Hotel Transylvania – by Chelsea Quinn Yarbro

Hotel Transylvania, by Chelsea Quinn Yarbro (Saint Martin's, 1978):

Though not so well known to non-specialists as Rice's characters, Yarbro's Saint-Germain is probably the best-loved of contemporary vampires. If Rice's fiction may be characterized as epic, Yarbro's is romance.

Against her meticulously researched historical backgrounds, intimate exploration of human (whether living or Undead) emotions and relationships claims central importance. Saint-Germain may be described as Dracula with a difference.

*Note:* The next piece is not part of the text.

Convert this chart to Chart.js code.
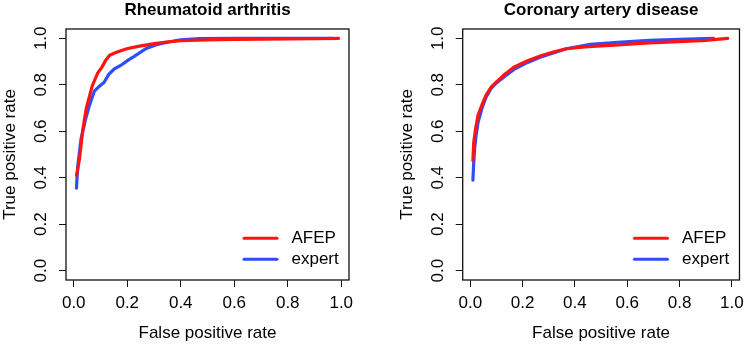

Another Transylvanian Count who lives on blood, sometimes transforms his victims into his own kind, casts no reflection, and rests on a bed of his native earth, Saint-Germain embodies the opposite of the unholy evil Stoker ascribes to Dracula.

Rather than recoiling from Christian symbols, in Hotel Transylvania Saint-Germain wields a consecrated Host to repel a coven of Satanists. He cannot transform into animal shape, as Dracula can (though he can control animals), but in most ways conforms to the powers and limitations of the traditional vampire.

Like Stoker's Dracula (and Saberhagen's), Saint-Germain can function by daylight. Yarbro postulates that he suffers little or no discomfort from the sun as long as he wears shoes with his native earth in the soles. This author's answer to the question of why a vampire who can feed on animals needs human blood resembles Saberhagen's theory.

To Saint-Germain, the taking of blood is an erotic experience, making this character the quintessential Demon lover. Drinking blood offers him no satisfaction unless his partner attains sexual fulfillment. After several novels and a collection of short pieces, Yarbro retired Saint-Germain and devoted a trilogy to one of his “converts,” Olivia, who exemplifies a self-reliant woman attempting to maintain her independence in the patriarchal world of ancient and medieval Christendom.

Out of the House of Life (TOR, 1990) returns to Saint-Germain and his great love, Madelaine. This book explores Saint-Germain's early years as the vampiric “mascot” of a healing temple.